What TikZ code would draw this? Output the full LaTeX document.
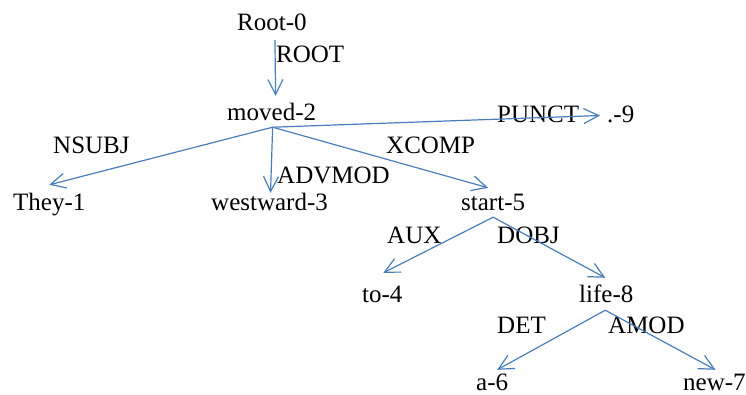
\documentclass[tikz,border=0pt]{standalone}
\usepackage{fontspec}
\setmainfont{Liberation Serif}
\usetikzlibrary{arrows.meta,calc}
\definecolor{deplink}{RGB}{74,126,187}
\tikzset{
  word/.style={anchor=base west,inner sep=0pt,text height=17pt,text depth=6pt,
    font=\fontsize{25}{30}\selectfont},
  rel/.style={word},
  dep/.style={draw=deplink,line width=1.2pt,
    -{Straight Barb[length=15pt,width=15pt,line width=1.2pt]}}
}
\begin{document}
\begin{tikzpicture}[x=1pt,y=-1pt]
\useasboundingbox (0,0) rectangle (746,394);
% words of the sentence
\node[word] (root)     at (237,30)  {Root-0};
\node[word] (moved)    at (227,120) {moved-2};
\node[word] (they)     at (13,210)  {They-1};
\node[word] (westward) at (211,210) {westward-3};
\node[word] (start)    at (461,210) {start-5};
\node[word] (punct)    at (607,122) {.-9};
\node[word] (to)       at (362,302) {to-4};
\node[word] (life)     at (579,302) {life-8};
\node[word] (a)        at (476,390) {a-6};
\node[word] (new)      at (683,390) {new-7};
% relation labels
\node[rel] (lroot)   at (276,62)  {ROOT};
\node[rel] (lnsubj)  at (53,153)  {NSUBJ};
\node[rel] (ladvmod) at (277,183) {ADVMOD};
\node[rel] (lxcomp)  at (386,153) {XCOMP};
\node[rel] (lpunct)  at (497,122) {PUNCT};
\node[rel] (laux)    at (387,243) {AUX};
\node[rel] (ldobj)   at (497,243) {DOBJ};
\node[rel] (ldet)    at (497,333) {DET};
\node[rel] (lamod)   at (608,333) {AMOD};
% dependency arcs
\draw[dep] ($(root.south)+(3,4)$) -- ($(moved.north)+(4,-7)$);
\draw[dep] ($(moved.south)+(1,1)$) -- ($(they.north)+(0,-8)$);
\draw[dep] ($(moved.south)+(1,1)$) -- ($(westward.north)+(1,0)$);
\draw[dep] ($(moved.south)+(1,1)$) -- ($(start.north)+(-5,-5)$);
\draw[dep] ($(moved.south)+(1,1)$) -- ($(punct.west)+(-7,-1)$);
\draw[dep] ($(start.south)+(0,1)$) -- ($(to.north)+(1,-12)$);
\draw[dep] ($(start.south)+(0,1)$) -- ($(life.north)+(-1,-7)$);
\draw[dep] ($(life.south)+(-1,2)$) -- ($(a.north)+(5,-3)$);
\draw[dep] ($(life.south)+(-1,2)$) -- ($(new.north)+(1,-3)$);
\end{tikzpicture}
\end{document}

= = = = = = =

> [Exercise requirements]: Reproduce the whole listing exactly, but not the images in it.

> [Complete output]:
What TikZ code would draw this? Output the full LaTeX document.
\documentclass[tikz,border=0pt]{standalone}
\usepackage{fontspec}
\setmainfont{Liberation Serif}
\usetikzlibrary{arrows.meta,calc}
\definecolor{deplink}{RGB}{74,126,187}
\tikzset{
  word/.style={anchor=base west,inner sep=0pt,text height=17pt,text depth=6pt,
    font=\fontsize{25}{30}\selectfont},
  rel/.style={word},
  dep/.style={draw=deplink,line width=1.2pt,
    -{Straight Barb[length=15pt,width=15pt,line width=1.2pt]}}
}
\begin{document}
\begin{tikzpicture}[x=1pt,y=-1pt]
\useasboundingbox (0,0) rectangle (746,394);
% words of the sentence
\node[word] (root)     at (237,30)  {Root-0};
\node[word] (moved)    at (227,120) {moved-2};
\node[word] (they)     at (13,210)  {They-1};
\node[word] (westward) at (211,210) {westward-3};
\node[word] (start)    at (461,210) {start-5};
\node[word] (punct)    at (607,122) {.-9};
\node[word] (to)       at (362,302) {to-4};
\node[word] (life)     at (579,302) {life-8};
\node[word] (a)        at (476,390) {a-6};
\node[word] (new)      at (683,390) {new-7};
% relation labels
\node[rel] (lroot)   at (276,62)  {ROOT};
\node[rel] (lnsubj)  at (53,153)  {NSUBJ};
\node[rel] (ladvmod) at (277,183) {ADVMOD};
\node[rel] (lxcomp)  at (386,153) {XCOMP};
\node[rel] (lpunct)  at (497,122) {PUNCT};
\node[rel] (laux)    at (387,243) {AUX};
\node[rel] (ldobj)   at (497,243) {DOBJ};
\node[rel] (ldet)    at (497,333) {DET};
\node[rel] (lamod)   at (608,333) {AMOD};
% dependency arcs
\draw[dep] ($(root.south)+(3,4)$) -- ($(moved.north)+(4,-7)$);
\draw[dep] ($(moved.south)+(1,1)$) -- ($(they.north)+(0,-8)$);
\draw[dep] ($(moved.south)+(1,1)$) -- ($(westward.north)+(1,0)$);
\draw[dep] ($(moved.south)+(1,1)$) -- ($(start.north)+(-5,-5)$);
\draw[dep] ($(moved.south)+(1,1)$) -- ($(punct.west)+(-7,-1)$);
\draw[dep] ($(start.south)+(0,1)$) -- ($(to.north)+(1,-12)$);
\draw[dep] ($(start.south)+(0,1)$) -- ($(life.north)+(-1,-7)$);
\draw[dep] ($(life.south)+(-1,2)$) -- ($(a.north)+(5,-3)$);
\draw[dep] ($(life.south)+(-1,2)$) -- ($(new.north)+(1,-3)$);
\end{tikzpicture}
\end{document}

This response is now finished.